- Location: 33°20′39″N 44°26′9″E﻿ / ﻿33.34417°N 44.43583°E Palestine Street, Baghdad, Iraq
- Date: 8 March 2009 10:00 (UTC+3)
- Attack type: Suicide bombings
- Weapons: Explosives
- Deaths: 28
- Injured: 57
- Perpetrators: 1–2 people per sources
- Participant: At least 1

= 2009 Baghdad police recruitment centre bombing =

Suspected suicide bombing

The Baghdad police recruitment centre bombing was a suspected suicide bombing in the city of Baghdad, Iraq, that killed 28 people on 8 March 2009. The attack occurred at 10 am local time (UTC+3) in the centre of a crowd outside the police recruitment centre building. Most of the dead were police recruits; others were civilians and serving officers. There were a further 57 injuries. The death toll is the highest reported incident in Iraq for nearly one month.

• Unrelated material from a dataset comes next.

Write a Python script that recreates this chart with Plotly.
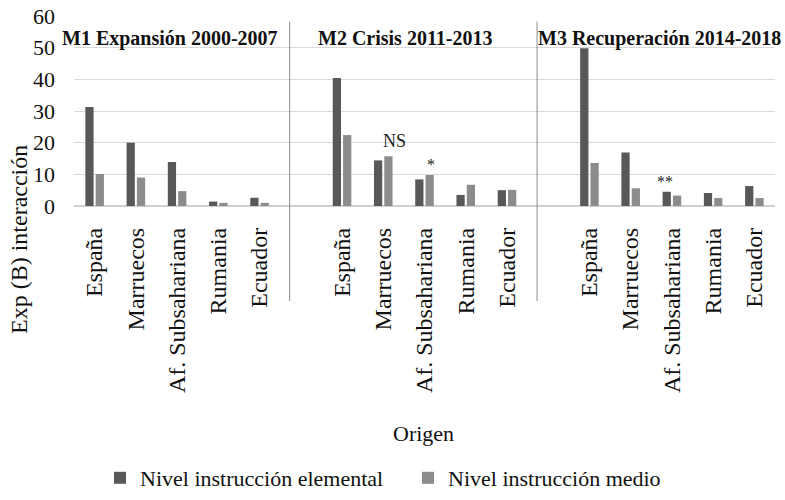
import plotly.graph_objs as go

# ---------------- DATA ----------------
periods = ["M1 Expansión 2000-2007", "M2 Crisis 2011-2013", "M3 Recuperación 2014-2018"]
countries = ["España", "Marruecos", "Af. Subsahariana", "Rumania", "Ecuador"]

elemental = [
    [31.3, 20.0, 13.9, 1.4, 2.6],   # M1
    [40.4, 14.4, 8.4, 3.5, 5.0],    # M2
    [49.8, 16.9, 4.5, 4.1, 6.3],    # M3
]
medio = [
    [10.1, 9.0, 4.7, 1.0, 1.0],
    [22.4, 15.7, 9.8, 6.7, 5.1],
    [13.6, 5.6, 3.3, 2.5, 2.5],
]

# significance marks: (period, country, series, text)
marks = [(1, 1, "medio", "NS"), (1, 2, "medio", "*"), (2, 2, "elemental", "**")]
mark_dx = [0.28, 0.15, -0.16]

DARK = "#585858"
LIGHT = "#8c8c8c"
SERIF = "Liberation Serif"

W, H = 785, 500
ML, MR, MT, MB = 74, 10, 16, 294

# slot position of each category: 5 countries per period + one empty slot
xpos, ticktext, y_el, y_me = [], [], [], []
for g in range(len(periods)):
    for i, c in enumerate(countries):
        xpos.append(g * 6 + i)
        ticktext.append(c)
        y_el.append(elemental[g][i])
        y_me.append(medio[g][i])

fig = go.Figure()

fig.add_trace(go.Bar(x=xpos, y=y_el, name="Nivel instrucción elemental",
                     marker=dict(color=DARK, line=dict(width=0))))
fig.add_trace(go.Bar(x=xpos, y=y_me, name="Nivel instrucción medio",
                     marker=dict(color=LIGHT, line=dict(width=0))))

# vertical dividers between periods
for g in range(1, len(periods)):
    fig.add_shape(type="line", xref="x", yref="y domain",
                  x0=g * 6 - 1.27, x1=g * 6 - 1.27, y0=-0.5, y1=0.97,
                  line=dict(color="#8a8a8a", width=1))

# period titles
title_x = [1.82, 7.52, 13.71]
for g, p in enumerate(periods):
    fig.add_annotation(x=title_x[g], y=53.0, xref="x", yref="y", text="<b>%s</b>" % p,
                       showarrow=False, xanchor="center", yanchor="middle",
                       font=dict(family=SERIF, size=20, color="#111111"))

# significance labels
for (g, i, s, t), dx in zip(marks, mark_dx):
    val = elemental[g][i] if s == "elemental" else medio[g][i]
    fig.add_annotation(x=g * 6 + i + dx, y=val, xref="x", yref="y", text=t,
                       showarrow=False, xanchor="center", yanchor="bottom",
                       yshift=3 if t == "NS" else 0,
                       font=dict(family=SERIF, size=18 if t == "NS" else 16, color="#222222"))


def px(x, y):
    # page pixel position -> paper coords
    return (x - ML) / (W - ML - MR), (H - MB - y) / (H - MT - MB)


ax, ay = px(19, 240)
fig.add_annotation(x=ax, y=ay, xref="paper", yref="paper", text="Exp (B) interacción",
                   showarrow=False, textangle=-90, xanchor="center", yanchor="middle",
                   font=dict(family=SERIF, size=24, color="#111111"))
ax, ay = px(423, 433)
fig.add_annotation(x=ax, y=ay, xref="paper", yref="paper", text="Origen",
                   showarrow=False, xanchor="center", yanchor="middle",
                   font=dict(family=SERIF, size=22, color="#111111"))
lx, ly = px(100, 478)

fig.update_layout(
    width=W,
    height=H,
    barmode="group",
    bargap=0.5,
    bargroupgap=0.2,
    plot_bgcolor="white",
    paper_bgcolor="white",
    font=dict(family=SERIF, color="#111111"),
    showlegend=True,
    legend=dict(
        orientation="h",
        yanchor="middle",
        y=ly,
        xanchor="left",
        x=lx,
        font=dict(family=SERIF, size=22, color="#111111"),
        itemwidth=30,
        entrywidth=263,
        entrywidthmode="pixels",
        traceorder="normal"
    ),
    xaxis=dict(
        tickmode="array",
        tickvals=xpos,
        ticktext=ticktext,
        tickangle=-90,
        range=[-0.5, 16.5],
        showgrid=False,
        zeroline=False,
        showline=False,
        ticks="",
        automargin=False,
        ticklabelstandoff=16,
        tickfont=dict(family=SERIF, size=24, color="#111111")
    ),
    yaxis=dict(
        range=[0, 60],
        dtick=10,
        showgrid=True,
        gridcolor="#d9d9d9",
        gridwidth=1,
        zeroline=True,
        zerolinecolor="#d0d0d0",
        showline=False,
        ticks="",
        automargin=False,
        tickfont=dict(family=SERIF, size=22, color="#111111"),
        ticklabelstandoff=18
    ),
    margin=dict(l=ML, r=MR, t=MT, b=MB, autoexpand=False)
)

# drop the default 8px page margin so the figure fills the window exactly
fig.write_html("out.html", config={"displayModeBar": False},
               post_script="document.body.style.margin='0';")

Insurgents often choose police recruitment centres to attack and this centre located on Palestine Street, was previously attacked. Concrete blocks have been constructed and checkpoints have been set up nearby to prevent such an attack.

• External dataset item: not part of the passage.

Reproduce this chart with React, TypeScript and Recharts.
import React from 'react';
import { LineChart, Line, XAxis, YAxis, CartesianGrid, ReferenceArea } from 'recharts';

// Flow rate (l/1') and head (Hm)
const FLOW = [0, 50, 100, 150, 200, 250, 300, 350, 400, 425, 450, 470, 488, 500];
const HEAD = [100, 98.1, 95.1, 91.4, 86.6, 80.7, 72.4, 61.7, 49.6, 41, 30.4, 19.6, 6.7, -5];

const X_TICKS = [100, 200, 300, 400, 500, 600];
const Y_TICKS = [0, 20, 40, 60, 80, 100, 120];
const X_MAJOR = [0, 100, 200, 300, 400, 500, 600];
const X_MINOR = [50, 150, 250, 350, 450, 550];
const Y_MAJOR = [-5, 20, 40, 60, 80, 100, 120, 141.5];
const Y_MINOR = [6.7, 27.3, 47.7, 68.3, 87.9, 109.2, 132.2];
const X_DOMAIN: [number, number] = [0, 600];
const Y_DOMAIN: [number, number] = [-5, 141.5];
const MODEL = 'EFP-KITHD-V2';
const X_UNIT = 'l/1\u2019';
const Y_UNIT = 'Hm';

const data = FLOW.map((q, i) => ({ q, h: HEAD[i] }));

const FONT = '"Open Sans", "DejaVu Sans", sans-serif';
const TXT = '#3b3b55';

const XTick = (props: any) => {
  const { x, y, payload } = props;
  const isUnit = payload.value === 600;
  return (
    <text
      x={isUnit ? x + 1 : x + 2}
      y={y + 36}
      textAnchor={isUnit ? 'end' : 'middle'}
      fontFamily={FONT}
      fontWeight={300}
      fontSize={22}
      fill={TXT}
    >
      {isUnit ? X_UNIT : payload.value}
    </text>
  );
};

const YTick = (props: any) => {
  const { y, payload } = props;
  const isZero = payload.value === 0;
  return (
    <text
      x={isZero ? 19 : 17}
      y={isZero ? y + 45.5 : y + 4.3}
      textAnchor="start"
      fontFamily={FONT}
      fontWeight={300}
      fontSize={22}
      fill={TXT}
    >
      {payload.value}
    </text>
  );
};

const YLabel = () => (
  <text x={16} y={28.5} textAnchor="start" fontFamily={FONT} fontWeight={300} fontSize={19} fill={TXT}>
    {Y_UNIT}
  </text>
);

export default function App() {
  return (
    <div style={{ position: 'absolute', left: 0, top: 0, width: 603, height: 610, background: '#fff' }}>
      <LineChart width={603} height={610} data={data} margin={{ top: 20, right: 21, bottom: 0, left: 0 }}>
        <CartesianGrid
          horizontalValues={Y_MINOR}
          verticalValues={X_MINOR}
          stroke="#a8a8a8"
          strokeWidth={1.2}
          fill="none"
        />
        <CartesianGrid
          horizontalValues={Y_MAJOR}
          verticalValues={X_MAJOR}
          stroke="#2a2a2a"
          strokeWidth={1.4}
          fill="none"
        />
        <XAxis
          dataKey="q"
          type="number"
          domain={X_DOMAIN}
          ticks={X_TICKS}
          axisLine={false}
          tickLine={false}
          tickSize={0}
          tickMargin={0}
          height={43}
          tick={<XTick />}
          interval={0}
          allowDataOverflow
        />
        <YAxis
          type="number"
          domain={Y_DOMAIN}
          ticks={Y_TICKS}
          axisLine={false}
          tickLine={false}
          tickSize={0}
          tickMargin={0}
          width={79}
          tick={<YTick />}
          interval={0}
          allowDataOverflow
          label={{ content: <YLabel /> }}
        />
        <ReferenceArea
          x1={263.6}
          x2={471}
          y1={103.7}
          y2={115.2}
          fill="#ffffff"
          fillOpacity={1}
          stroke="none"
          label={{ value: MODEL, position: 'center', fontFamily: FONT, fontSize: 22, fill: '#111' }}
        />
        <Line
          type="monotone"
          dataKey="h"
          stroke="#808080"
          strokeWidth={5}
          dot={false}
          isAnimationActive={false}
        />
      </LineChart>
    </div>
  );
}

According to a nearby police lieutenant there was a demonstration of about 100 oil employees at one intersection between the police recruitment building and the oil ministry. The bomb went off one hour after the demonstration had started and according to some sources the bomber had mingled with the crowd. The police believe that the bomb was remotely detonated, despite speculation regarding a bomber committing suicide. There were reports of a second bomb. Some reports suggest a motorcycle crashed into the crowd and the rider detonated explosives in a worn belt. Other reports claim that the explosives were worn in a vest. An eye-witness said that the police started discharging their firearms after the explosion, leading to the widespread belief that the explosions were merely cover for targeted killings within the crowd. Pick-up trucks were used to transport the casualties to hospital afterwards.